Прискакал он вчера домой, бросил курам кукурузы, а сам давай камнями яблоки с дерева сшибать. Гляжу — кур мало, а кукурузы много. Разве, думаю, порядок это? Подкралась я тихонечко и стала клевать. Во-первых, время обедать подоспело, а во-вторых, я утром толком и не позавтракала, только немного в навозе покопалась. Так что, сами понимаете, кукурузу ту я с аппетитом клевала.
Клюю, значит, я, поклевываю, и вдруг вижу — прямо перед моим клювом ком сухой глины пролетает. И немалый — с доброго воробья. Куры, конечно, врассыпную, а я на самую макушку высоченного тополя взлетела. Достань, попробуй, меня.
Чем больше я об этом думаю, тем обиднее мне становится. Ну что я такого сделала? Только и всего, что у кур зерно поклевала. Икраму — то какое дело до этого? Зависть его гложет, вот что. Нет на свете никого хуже завистников. Сами не едят и другим не дают. — Неизлечимая болезнь, это я вам точно говорю.
И еще я вам скажу (раньше-то я молчала, а больше не хочу): прозвище у него — Рыжий. Один раз назовете его Рыжим — рассердится. В другой раз — орать станет. А уж в третий — во весь голос плакать начнет, прямо-таки рыдать. Вы попробуйте разок. Так просто, из интереса.
Со стороны на нее поглядеть — вроде тихая такая, бесхитростная девочка. Но это если со стороны. А на самом деле она очень даже себе на уме.
Вот послушайте, что сегодня произошло. Ну, послушайте.
Гляжу я утром, перелезла Надира кое-как через порог и потопала вперевалочку по айвану. А в руке у нее кусок самсы зажат — это я хорошо со своего дерева, со сливы, то есть, видела. И не ест она ту самсу, и не выбрасывает. Странно мне это, однако гляжу, наблюдаю: что же дальше будет. А она вдруг возьми да споткнись об веник. Ну и, конечно, растянулась на полу, и самсу в руке не удержала, отлетела она в сторону. Слышали бы вы, как заревела девчонка! Ну прямо навзрыд. Странно мне это показалось. «Неужто, думаю, так ушиблась? Дай-ка, я ее испытаю». Слетела я вниз и потихоньку стала приближаться к пирожку. И вот скажите мне, думаете вы о еде, когда у вас что-нибудь болит? Нет ведь, верно? А Надира как увидела меня, первым делом самсу схватила, а уж потом плакать перестала. Сидит, надулась, а глазищами так и сверлит меня, так и буравит.
Убедились теперь, что девчонка она себе на уме?

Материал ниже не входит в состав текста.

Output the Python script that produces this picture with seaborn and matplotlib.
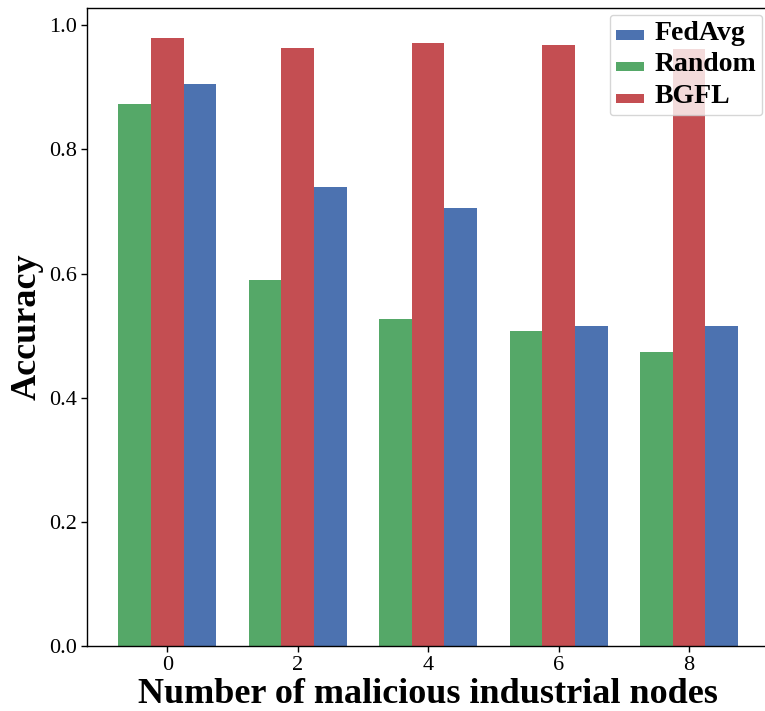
import matplotlib
matplotlib.use("Agg")
import matplotlib.pyplot as plt
import seaborn as sns
import pandas as pd

# Data
nodes = ["0", "2", "4", "6", "8"]
random_acc = [0.874, 0.590, 0.527, 0.508, 0.474]
bgfl_acc = [0.979, 0.963, 0.971, 0.969, 0.962]
fedavg_acc = [0.905, 0.739, 0.705, 0.515, 0.516]
methods = ["Random", "BGFL", "FedAvg"]
legend_order = ["FedAvg", "Random", "BGFL"]
colors = {"Random": "#55A868", "BGFL": "#C44E52", "FedAvg": "#4C72B0"}

rows = []
for m, vals in zip(methods, [random_acc, bgfl_acc, fedavg_acc]):
    for n, v in zip(nodes, vals):
        rows.append({"nodes": n, "method": m, "acc": v})
df = pd.DataFrame(rows)

sns.set_style("ticks")
plt.rcParams["font.family"] = ["Liberation Serif", "DejaVu Serif"]
plt.rcParams["axes.edgecolor"] = "black"
plt.rcParams["axes.labelcolor"] = "black"
plt.rcParams["text.color"] = "black"
plt.rcParams["xtick.color"] = "black"
plt.rcParams["ytick.color"] = "black"

fig = plt.figure(figsize=(7.65, 7.11), dpi=100)
ax = fig.add_axes([87.3 / 765, 1 - 646 / 711, (769 - 87.3) / 765, (646 - 8) / 711])

sns.barplot(data=df, x="nodes", y="acc", hue="method", hue_order=methods,
            palette=colors, saturation=1, width=0.75, ax=ax, errorbar=None,
            linewidth=0)

ax.set_xlim(-0.6125, 4.6125)
ax.set_ylim(0, 1.0279)
ax.set_yticks([0.0, 0.2, 0.4, 0.6, 0.8, 1.0])
ax.set_yticklabels(["0.0", "0.2", "0.4", "0.6", "0.8", "1.0"])
ax.tick_params(axis="both", labelsize=16, length=4, width=1)
for s in ax.spines.values():
    s.set_linewidth(1.0)
    s.set_color("black")

ax.set_xlabel("Number of malicious industrial nodes", fontsize=26,
              fontweight="bold", labelpad=2)
ax.set_ylabel("Accuracy", fontsize=26, fontweight="bold")

handles, labels = ax.get_legend_handles_labels()
hmap = dict(zip(labels, handles))
leg = ax.legend([hmap[l] for l in legend_order], legend_order, loc="upper right",
                fontsize=10)
for t in leg.get_texts():
    t.set_fontsize(20)
    t.set_fontweight("bold")
    t.set_color("black")

fig.savefig("out.png", dpi=100)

То-то же! Так что и не думайте чем-то вкусным у нее разжиться, напрасная это затея!
Девчонка она уже большая, пора бы и поумнеть, а ума — ну нисколечко. Когда ни глянь, вечно двор метет, веником машет. Неужели, думаю я про себя, по годам своим дела найти не может? Сверстницы-то ее вон как лихо на улице в классы играют.

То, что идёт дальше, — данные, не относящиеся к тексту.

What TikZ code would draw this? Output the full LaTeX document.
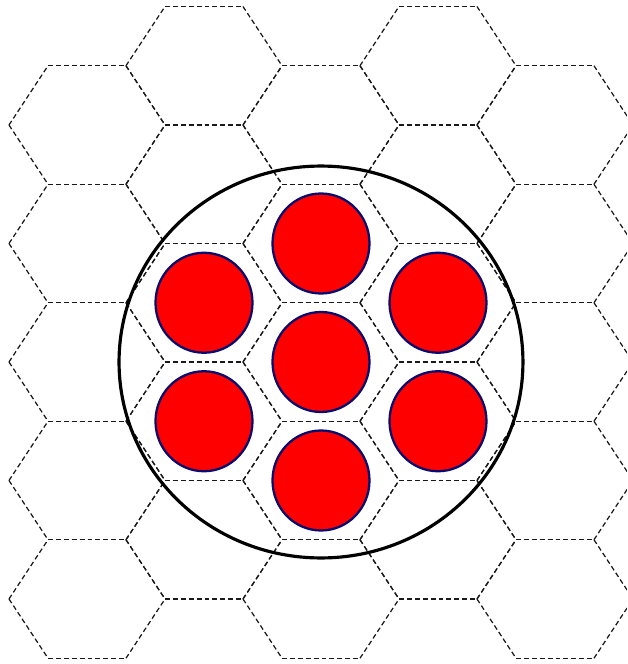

Дело в том, что все на свете перепуталось. Зулхумор двор в такой чистоте содержит, что противно делается ни крошки, ни огуречной кожурочки, ни клочочка бумаги не найдешь. А родители на нее радуются — не нарадуются. Чему же тут радоваться?

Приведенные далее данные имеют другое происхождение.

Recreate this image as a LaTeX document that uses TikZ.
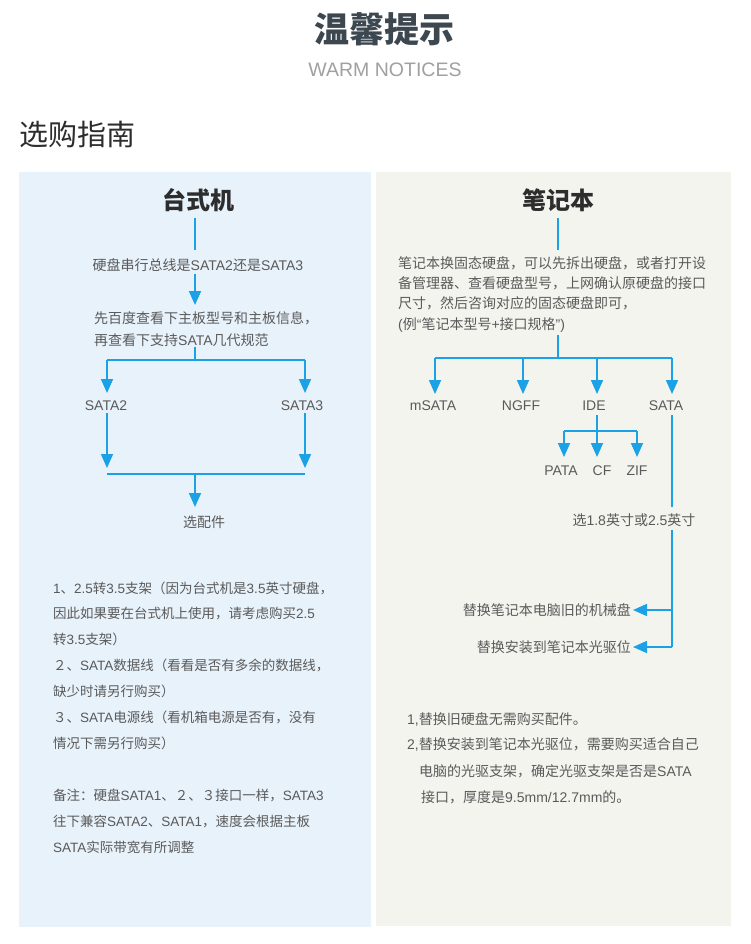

А вот братишка ее Ильхамбай — совсем другой. Славный такой мальчонка, вечно хлеб жует. И при этом добрую половину вокруг себя, а то и под ноги себе бросает. Вот это доброта! Стало быть, не только о себе, а и обо мне он думает. Он, значит, ест, а я за ним по пятам следую, брошенные куски подбираю. И к такому я выводу пришла: если друг к дружке с почтением относиться, одной большой лепешки, ну, в крайнем случае, двух нам обоим вполне хватит, может быть, даже и останется. Хотя, конечно, едва ли.
Недавно вот такая история вышла.
Ильхамбай вышел во двор с изрядным куском свежеиспеченного патыра, при одном только виде которого у меня слюнки потекли, и только-только начал крошки на землю ронять, как, откуда ни возьмись, эта маленькая плутовка, Зулхумор, выскочила: «Сколько раз, — заверещала она, — было тебе говорено: ешь хлеб аккуратно, не кроши, не разбрасывай вокруг! Вот же тебе, вот!» — и раз, другой шлепнула его по мягкому месту. Поверите ли, до того мне стало жалко мальчонку, что, глядя, как он плачет, я сама чуть было слезами не изошла. Однако сдержалась, возраст, знаете ли, и положение… Так вот, с тех пор Ильхамбай стал есть хлеб так, что не только кусочка крошки на земле не остается, и сколько я за ним ни хожу, ничегошеньки мне не перепадает.